How many do you think would hold that position if their "in-group" switched positions? How many do you think hold the exact same position as their political in-group right now???
That's why I find it surprising that you think people are actually holding moral judgements. A very small group are.... very very few. 95%+ aren't. 95% are looking at the 3rd party for in-group status signifiers.
No....3rd party observers are where the judgements get made and propagated.
1st party actors have motives, but those are unknowns. I don't think they could honestly say them even if they knew them.
2nd party recipients have too unique a perspective to accurately assess 3rd party judgments.
I think (1) needs to be less vague. In #201 you said that we must "clear up the ambiguity of the language."
'Good" carries too many alternative definitions.
If you can explain what you mean by good....in a moral sense....to any degree of unambiguousness....I'd like to hear it.
You implied that "right" and "wrong" are too vague, and instead substituted "positive" and "negative." Then when I asked what those terms actually mean, you said, "I'm being deliberately vague here."

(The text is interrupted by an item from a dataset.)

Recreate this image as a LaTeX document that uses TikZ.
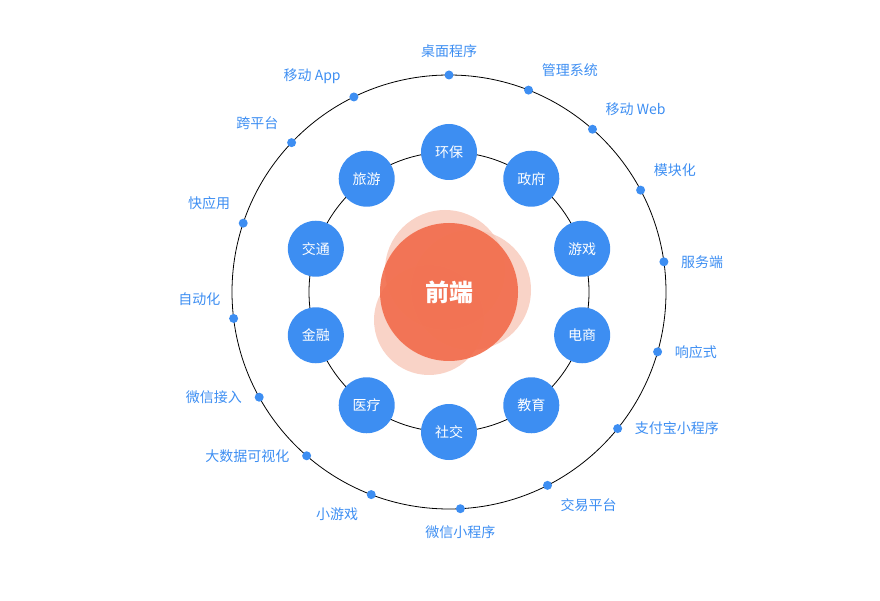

Any subjective valuation of feelings.
So what does it mean to consider something "positive" or "negative"?
See above.
And are we assigning this value to the moral act or the moral judgment? I only ask because in #201 you oddly claimed that the value is assigned to the moral judgment, whereas I would think that it is primarily assigned to the moral act that is being judged. Finally, to come back to the OP, are "positive" and "negative" reducible to preference, or not?